Par souci de transparence, les parcours professionnels des personnes concernées ont été publiés sur internet. On y apprend notamment que 26 eurodéputés ayant quitté le Parlement européen en 2014 à la suite des élections travaillent actuellement pour les cabinets de lobbying à Bruxelles. De la même manière, un tiers des commissaires de la seconde commission José Manuel Barroso exercent aujourd’hui dans le secteur privé au sein de puissantes sociétés telles que Uber, ArcelorMittal, Goldman Sachs, Volkswagen ou encore Bank of America Merrill Lynch. Au total, au moins 20% des membres d’organisations de lobbying de Bruxelles ont déjà travaillé pour une institution européenne. Chez Google, "50% des lobbyistes enregistrés pour le compte de la société ont travaillé pour une institution européenne", conférant au géant américain le titre de société la plus influente de l’UE.

Un manque criant de réglementations

Si Transparency International EU reconnaît que le phénomène des “portes tournantes” peut donner lieu à des résultats positifs grâce à l’échange de connaissances et de personnel entre les secteurs public et privé, elle s’inquiète des nombreux risques inhérents à cette pratique (trafic d’influence, conflits d’intérêts, etc.). "Toutes les organisations peuvent bénéficier de l’expérience d’anciens responsables politiques. Mais il y a un problème dès lors que ceux qui ont travaillé sur l’élaboration des lois de l’UE exercent, dans la minute suivante, du lobbying auprès de leurs anciens collègues sur les mêmes questions", explique Daniel Freund, responsable du plaidoyer Transparency International EU.
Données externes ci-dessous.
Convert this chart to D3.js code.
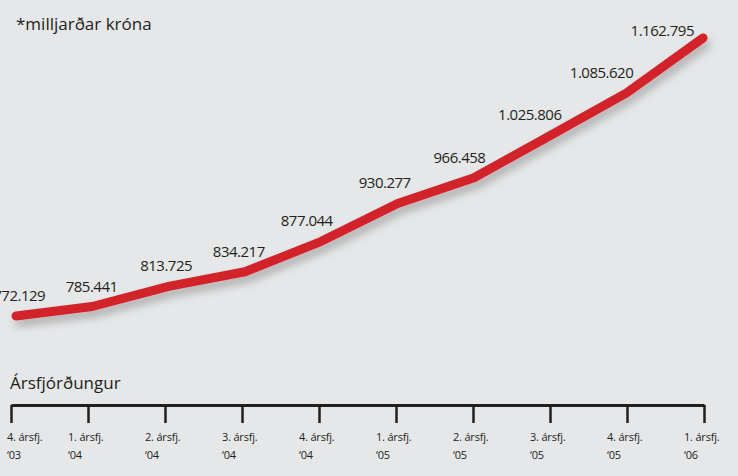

Le rapport suggère l’élaboration d’une réglementation spécifique. Il affirme qu'"en ce qui concerne le Parlement, l’absence de règles relatives aux embauches post-mandat est plus qu’inquiétante". "Nous avons besoin de règles pour limiter les risques de conflits d’intérêts et la conquête des institutions par les lobbyistes", poursuit Daniel Freund. Mais pour l’heure, seule une période de "latence" de 18 mois empêche les commissaires, exclusivement, de prétendre à un poste dans une entreprise.

S'inspirer des pratiques internationales exemplaires

Le rapport conseille ainsi de durcir l’encadrement de ces activités, notamment en s’alignant sur des pratiques internationales exemplaires. Il cite à cet égard le Canada et la France et conseille de s’inspirer de leurs organismes de contrôle éthique, jugés "solides". "Le Canada a mis en place une période de latence de cinq ans pour les hauts fonctionnaires, les ministres et membres du Parlement", affirme Transparency International EU.

L’instance anti-corruption vante également "la forte transparence et les règles éthiques qui ont découlé de réformes mises en place depuis le scandale autour de l’ancien ministre du Budget, Jérôme Cahuzac" en France. "La Haute Autorité française contraste avec le système fragmenté de l’Union européenne et ses multiples comités ad-hoc en charge des questions d'éthique et d’intégrité", admet le rapport.

Pour Daniel Freund, "des règles d’éthique laxistes et un défaut dans leur mise en œuvre érodent la confiance dans les institutions de l’UE". Il ajoute que "l’affaire Barroso était un argument fantastique pour les eurosceptiques" et que "si l’UE veut se défendre contre les forces nationalistes et populistes croissantes, elle doit alors être un leader mondial en matière d’intégrité et de transparence".